With 1:46 remaining in the game, Bengals backup quarterback Jordan Palmer's number was called. Watching his dejected older brother from the sidelines, Jordan trots onto the field, far from inspiring a Joe Kane moment for a possible comeback. In shotgun, Jordan dumps off the first down pass to Brian Leonard for six yards. Another pass to Leonard on second down produced only the tenth first down in the second half. On first down from the Bengals own 42-yard line, Jordan hits Quan Cosby for another five yard gain. That's three straight completed passes for 18 yards passing.
Then Jordan Palmer was rocked on back-to-back plays by Buffalo's Chris Kelsay and Bryan Scott to end the game, giving the Bills a 49-31 victory which was headlined by a 35-0 second half. Yet, this is a similar experience because every time his number is called, the Bengals are in the middle of suffering a lopsided loss. Before the 18-point loss to the Bills, Palmer participated during the Bengals 38-10 loss to the Pittsburgh Steelers, a 34-3 loss to the Baltimore Ravens and a 35-3 loss to the Indianapolis Colts, all in 2008.
Rarely are quarterbacks pulled without an injury or unless the game enters the "mop-up duty" phase; so this isn't a knock against him. It's just his experiences.
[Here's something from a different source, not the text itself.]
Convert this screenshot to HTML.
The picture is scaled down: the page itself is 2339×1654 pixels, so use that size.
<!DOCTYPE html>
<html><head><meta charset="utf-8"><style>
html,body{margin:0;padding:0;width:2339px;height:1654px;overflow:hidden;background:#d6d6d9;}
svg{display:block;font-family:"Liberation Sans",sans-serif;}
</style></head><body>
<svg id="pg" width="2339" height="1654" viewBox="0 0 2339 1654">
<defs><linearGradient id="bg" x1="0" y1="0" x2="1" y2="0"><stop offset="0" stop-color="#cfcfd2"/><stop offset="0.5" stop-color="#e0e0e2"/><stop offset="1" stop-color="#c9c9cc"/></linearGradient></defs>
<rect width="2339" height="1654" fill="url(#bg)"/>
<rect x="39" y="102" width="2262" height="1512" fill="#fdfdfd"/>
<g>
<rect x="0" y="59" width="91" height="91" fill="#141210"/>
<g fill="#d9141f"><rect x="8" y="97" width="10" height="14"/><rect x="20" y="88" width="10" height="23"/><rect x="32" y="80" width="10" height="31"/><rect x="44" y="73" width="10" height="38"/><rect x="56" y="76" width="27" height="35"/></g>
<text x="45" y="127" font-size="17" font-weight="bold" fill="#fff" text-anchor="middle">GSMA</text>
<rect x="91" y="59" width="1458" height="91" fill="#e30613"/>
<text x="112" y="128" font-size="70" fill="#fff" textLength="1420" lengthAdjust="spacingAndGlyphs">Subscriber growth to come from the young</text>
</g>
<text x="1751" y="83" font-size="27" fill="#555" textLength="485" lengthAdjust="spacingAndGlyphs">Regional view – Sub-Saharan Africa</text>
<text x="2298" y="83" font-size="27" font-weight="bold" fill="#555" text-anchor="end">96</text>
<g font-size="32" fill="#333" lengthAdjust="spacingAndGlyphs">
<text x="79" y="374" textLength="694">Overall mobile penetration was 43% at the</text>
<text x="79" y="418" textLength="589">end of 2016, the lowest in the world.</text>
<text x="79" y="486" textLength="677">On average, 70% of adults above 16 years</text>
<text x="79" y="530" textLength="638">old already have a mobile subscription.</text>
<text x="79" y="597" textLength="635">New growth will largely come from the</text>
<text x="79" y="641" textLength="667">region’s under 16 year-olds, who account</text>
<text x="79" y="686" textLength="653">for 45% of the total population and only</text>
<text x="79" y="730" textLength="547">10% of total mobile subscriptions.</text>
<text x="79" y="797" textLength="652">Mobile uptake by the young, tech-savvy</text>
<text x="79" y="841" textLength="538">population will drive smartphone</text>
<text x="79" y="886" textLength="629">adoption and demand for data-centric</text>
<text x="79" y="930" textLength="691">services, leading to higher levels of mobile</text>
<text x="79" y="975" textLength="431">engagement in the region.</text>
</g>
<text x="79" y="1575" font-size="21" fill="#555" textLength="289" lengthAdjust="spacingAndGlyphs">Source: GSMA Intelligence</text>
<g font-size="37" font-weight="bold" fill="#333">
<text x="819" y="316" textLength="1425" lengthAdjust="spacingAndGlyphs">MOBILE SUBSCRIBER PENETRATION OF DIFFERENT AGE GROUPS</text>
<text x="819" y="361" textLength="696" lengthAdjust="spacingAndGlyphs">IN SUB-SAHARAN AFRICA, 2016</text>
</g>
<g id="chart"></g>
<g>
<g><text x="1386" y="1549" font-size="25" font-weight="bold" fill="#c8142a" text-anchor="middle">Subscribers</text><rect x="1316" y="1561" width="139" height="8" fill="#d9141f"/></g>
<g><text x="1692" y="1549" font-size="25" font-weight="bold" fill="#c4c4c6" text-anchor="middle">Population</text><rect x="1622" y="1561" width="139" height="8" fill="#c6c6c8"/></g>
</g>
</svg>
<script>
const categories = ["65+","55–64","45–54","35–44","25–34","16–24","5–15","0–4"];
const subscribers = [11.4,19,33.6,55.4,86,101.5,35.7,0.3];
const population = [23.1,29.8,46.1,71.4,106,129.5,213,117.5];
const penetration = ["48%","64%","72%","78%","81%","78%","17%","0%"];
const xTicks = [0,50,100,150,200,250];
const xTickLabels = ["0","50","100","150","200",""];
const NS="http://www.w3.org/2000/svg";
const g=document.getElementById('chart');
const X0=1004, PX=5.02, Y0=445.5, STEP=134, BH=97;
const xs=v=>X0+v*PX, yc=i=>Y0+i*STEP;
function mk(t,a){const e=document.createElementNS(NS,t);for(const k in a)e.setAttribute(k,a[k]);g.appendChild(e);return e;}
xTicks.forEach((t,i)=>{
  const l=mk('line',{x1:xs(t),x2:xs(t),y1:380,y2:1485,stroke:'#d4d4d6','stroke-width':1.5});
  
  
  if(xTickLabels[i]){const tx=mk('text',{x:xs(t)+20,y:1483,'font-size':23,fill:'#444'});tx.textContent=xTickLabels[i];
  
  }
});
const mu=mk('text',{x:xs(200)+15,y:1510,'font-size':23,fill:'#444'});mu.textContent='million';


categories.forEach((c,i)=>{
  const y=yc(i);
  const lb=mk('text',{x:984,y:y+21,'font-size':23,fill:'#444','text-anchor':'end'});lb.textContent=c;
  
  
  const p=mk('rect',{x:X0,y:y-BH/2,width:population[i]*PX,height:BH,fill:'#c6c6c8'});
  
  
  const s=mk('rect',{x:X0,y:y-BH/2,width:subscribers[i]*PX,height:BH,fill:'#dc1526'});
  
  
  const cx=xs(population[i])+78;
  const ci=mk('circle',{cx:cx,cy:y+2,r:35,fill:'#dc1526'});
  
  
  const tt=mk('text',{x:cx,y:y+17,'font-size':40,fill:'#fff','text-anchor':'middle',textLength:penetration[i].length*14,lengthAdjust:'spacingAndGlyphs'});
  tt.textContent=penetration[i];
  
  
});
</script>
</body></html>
Fast-forward to right now. His older brother Carson is the headline for most Bengals news because of his demand for a trade. The Bengals drafted a second round quarterback largely expected to become the team's starter as soon as the team feels comfortable he's ready.
Yet, according to Joe Reedy of the Cincinnati Enquirer, Palmer just wants the opportunity to compete for the starting job. Additionally encouraging is news on the team's wide receivers working out with Palmer in Mission Viejo, California.
Palmer called the workouts in California very productive. He said players improved and had the chance to bond. When asked how receivers Andre Caldwell and Jerome Simpson looked, he said both were in great shape and hungry to build on what they did late last season.